Big banks and some governments are implementing blockchains as distributed ledgers to revolutionize the way information is stored and transactions occur. Their goals are laudable—speed, lower cost, security, fewer errors, and the elimination of central points of attack and failure. These models don’t necessarily involve a cryptocurrency for payments.
However, the most important and far-reaching blockchains are based on the bitcoin model. Here’s how they work.
Bitcoin or other digital currency isn’t saved in a file somewhere; it’s represented by transactions recorded in a blockchain—kind of like a global spreadsheet or ledger, which leverages the resources of a large peer-to-peer bitcoin network to verify and approve each Bitcoin transaction. Each blockchain, like the one that uses Bitcoin, is distributed: it runs on computers by volunteers around the world; there is no central database to hack. The blockchain is public: anyone can view it at any time because it resides on the network, not within a single institution charged with auditing transactions and keeping records. And the blockchain is encrypted: it uses heavy-duty encryption involving public and private keys–like the two-key system to access a safety deposit box–to maintain virtual security.
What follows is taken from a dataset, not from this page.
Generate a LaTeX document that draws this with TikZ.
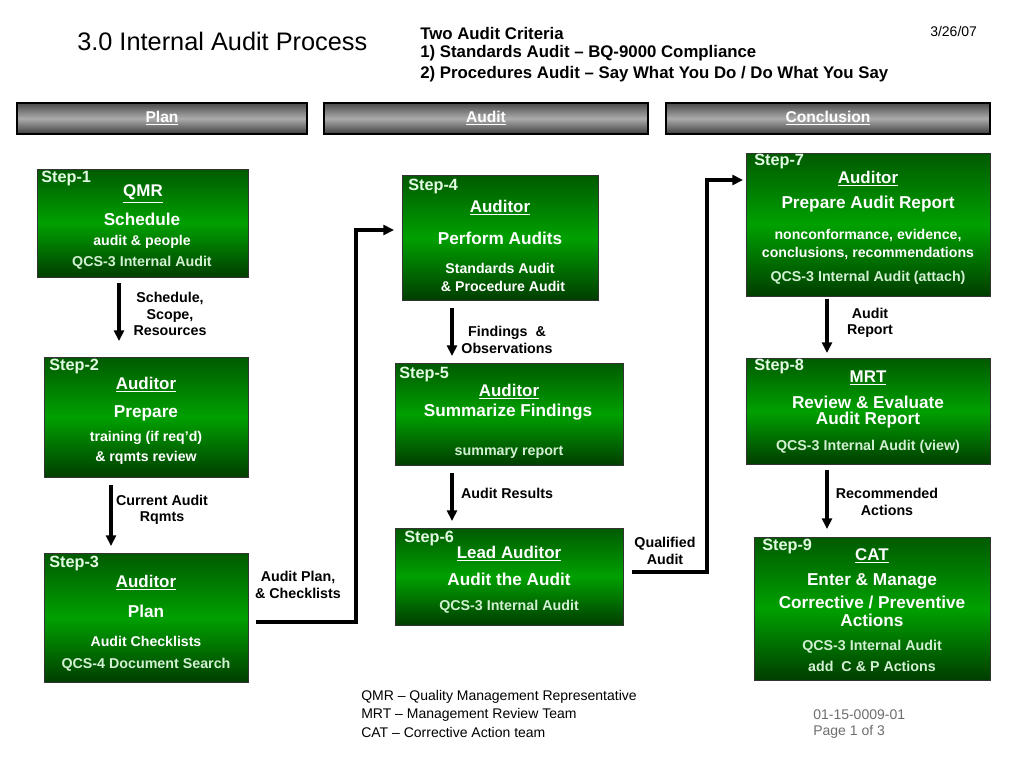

Every 10 minutes, all the transactions conducted are verified, cleared, and stored in a block that is linked to the preceding block, creating a chain. Each block must refer to the preceding block to be valid. This structure permanently time-stamps and stores exchanges of value, preventing anyone from altering the ledger. If you wanted to steal a Bitcoin, you’d have to rewrite the coin’s entire history on the blockchain in broad daylight. That’s practically impossible. So the blockchain is a distributed ledger representing a network consensus of every transaction that has ever occurred. Like the World Wide Web of information, it’s the World Wide Ledger of value—a distributed ledger that everyone can download and run on their personal computer.
Some scholars have argued that the invention of double-entry bookkeeping enabled the rise of capitalism and the nation-state. This new digital ledger of economic transactions can be programmed to record virtually everything of value and importance to humankind: birth and death certificates, deeds and titles of ownership, financial accounts, votes, provenance of food, and anything else that can be expressed in code.
The new platform enables a reconciliation of digital records regarding just about everything in real time. In fact, soon billions of smart things in the physical world will be sensing, responding, communicating, sharing important data, doing everything from protecting our environment to managing our health. This Internet of Everything needs a Ledger of Everything. Business, commerce, and the economy need a Digital Reckoning.
So why should you care? People around me have started chanting phrases from The Matrix. Truth can set us free and distributed trust will profoundly affect people in all walks of life. But let’s see the practical questions that you might answer with it. Maybe you’re a consumer who wants to know where that hamburger meat really came from. Perhaps you’re an immigrant who’s sick of paying big fees to send money home to loved ones. Maybe you’re an aid worker who needs to identify land titles of landowners so you can rebuild their homes after an earthquake. Or a citizen fed up with the lack of transparency and accountability of political leaders. Or a user of social media who values your privacy and thinks all the data you generate might be worth something—to you. Innovators are building blockchain-based applications that serve these ends. And they are just the beginning. The interesting thing is that all this is built on faith in the system. Are you willing to take that leap?